H. C. Andersen was born in Odense on 2 April 1805, the son of the shoemaker Hans Andersen and the washer woman Anne Marie Andersdatter. As a child, his favorite employment was daydreaming, and as a 14-year-old he decided to seek his fortune at The Royal Theater in Copenhagen, to which he was loosely affiliated until 1822.
That same year, under pseudonym, he published his first book - Youthful Attempts - and submitted a tragedy from the book to the Royal Theater. The play was rejected, but the theater board agreed to help the young writer get an education, which he completed in 1829 as a cand. phil., after which he devoted himself to his writings.
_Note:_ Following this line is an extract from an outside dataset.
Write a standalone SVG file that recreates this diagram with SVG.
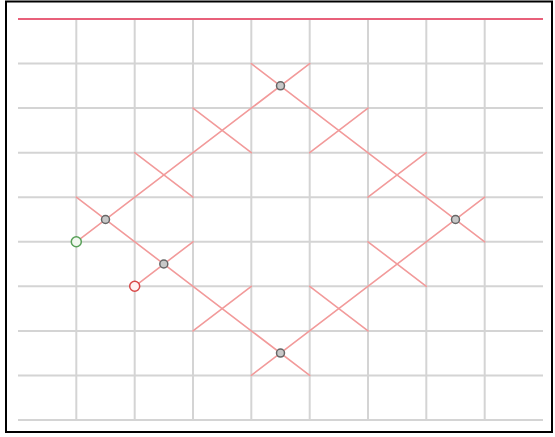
<svg xmlns="http://www.w3.org/2000/svg" width="555" height="437" viewBox="0 0 555 437">
<style>
.frame{fill:#fff;stroke:#000;stroke-width:2}
.grid line{stroke:#d4d4d4;stroke-width:2}
.top{stroke:#e8607a;stroke-width:2}
.conn line{stroke:#f29a9a;stroke-width:1.6;stroke-linecap:round}
.node{fill:#c8c8c8;stroke:#666;stroke-width:1.5}
.start{fill:#f2f8f0;stroke:#58a058;stroke-width:1.5}
.end{fill:#fff2f2;stroke:#d84848;stroke-width:1.5}
</style>
<rect class="frame" x="6" y="1.5" width="546" height="430.5"/>
<g id="grid" class="grid">
<line x1="76.3" y1="19" x2="76.3" y2="420"/>
<line x1="134.7" y1="19" x2="134.7" y2="420"/>
<line x1="193" y1="19" x2="193" y2="420"/>
<line x1="251.3" y1="19" x2="251.3" y2="420"/>
<line x1="309.7" y1="19" x2="309.7" y2="420"/>
<line x1="368" y1="19" x2="368" y2="420"/>
<line x1="426.3" y1="19" x2="426.3" y2="420"/>
<line x1="484.7" y1="19" x2="484.7" y2="420"/>
<line x1="18" y1="63.6" x2="543" y2="63.6"/>
<line x1="18" y1="108.1" x2="543" y2="108.1"/>
<line x1="18" y1="152.7" x2="543" y2="152.7"/>
<line x1="18" y1="197.2" x2="543" y2="197.2"/>
<line x1="18" y1="241.8" x2="543" y2="241.8"/>
<line x1="18" y1="286.3" x2="543" y2="286.3"/>
<line x1="18" y1="330.9" x2="543" y2="330.9"/>
<line x1="18" y1="375.4" x2="543" y2="375.4"/>
<line x1="18" y1="420" x2="543" y2="420"/>
</g>
<line class="top" x1="18" y1="19" x2="543" y2="19"/>
<g id="connectors" class="conn">
<line x1="76.3" y1="241.8" x2="309.7" y2="63.6"/>
<line x1="251.3" y1="63.6" x2="484.7" y2="241.8"/>
<line x1="484.7" y1="197.2" x2="251.3" y2="375.4"/>
<line x1="309.7" y1="375.4" x2="76.3" y2="197.2"/>
<line x1="193" y1="241.8" x2="134.7" y2="286.3"/>
<line x1="134.7" y1="152.7" x2="193" y2="197.2"/>
<line x1="193" y1="108.1" x2="251.3" y2="152.7"/>
<line x1="309.7" y1="152.7" x2="368" y2="108.1"/>
<line x1="368" y1="197.2" x2="426.3" y2="152.7"/>
<line x1="368" y1="241.8" x2="426.3" y2="286.3"/>
<line x1="309.7" y1="286.3" x2="368" y2="330.9"/>
<line x1="193" y1="330.9" x2="251.3" y2="286.3"/>
</g>
<g id="node-left"><circle class="node" cx="105.5" cy="219.5" r="4"/></g>
<g id="node-inner"><circle class="node" cx="163.8" cy="264" r="4"/></g>
<g id="node-top"><circle class="node" cx="280.5" cy="85.8" r="4"/></g>
<g id="node-right"><circle class="node" cx="455.5" cy="219.5" r="4"/></g>
<g id="node-bottom"><circle class="node" cx="280.5" cy="353.1" r="4"/></g>
<g id="start"><circle class="start" cx="76.3" cy="241.8" r="5"/></g>
<g id="end"><circle class="end" cx="134.7" cy="286.3" r="5"/></g>
</svg>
At the beginning of his authorship (1828-1835), he tries out many genres and has a rich imagination, happiness and vigilance. The great breakthrough in 1835 is the novel Improvisator as well as his first fairy tales: Fairy Tales Told to Children. At the same time, he breaks through abroad with his novels and is celebrated in both England and Germany.
Already in his lifetime, his fairy tales and stories were translated into several languages, which secured him an increasing popular fame. His private life stood in stark contrast to his writings; He had no luck in love and lived in loneliness plagued by worries, though with a great circle of friends among his equals.
He died in 1875, and the funeral raised great international attention.
H. C. Andersen is with his lush imagination and for his time radical and modern view of art one of the most interesting personalities in Danish cultural history, and not only contributed with literary works but also with drawings, paper cuttings and picture books.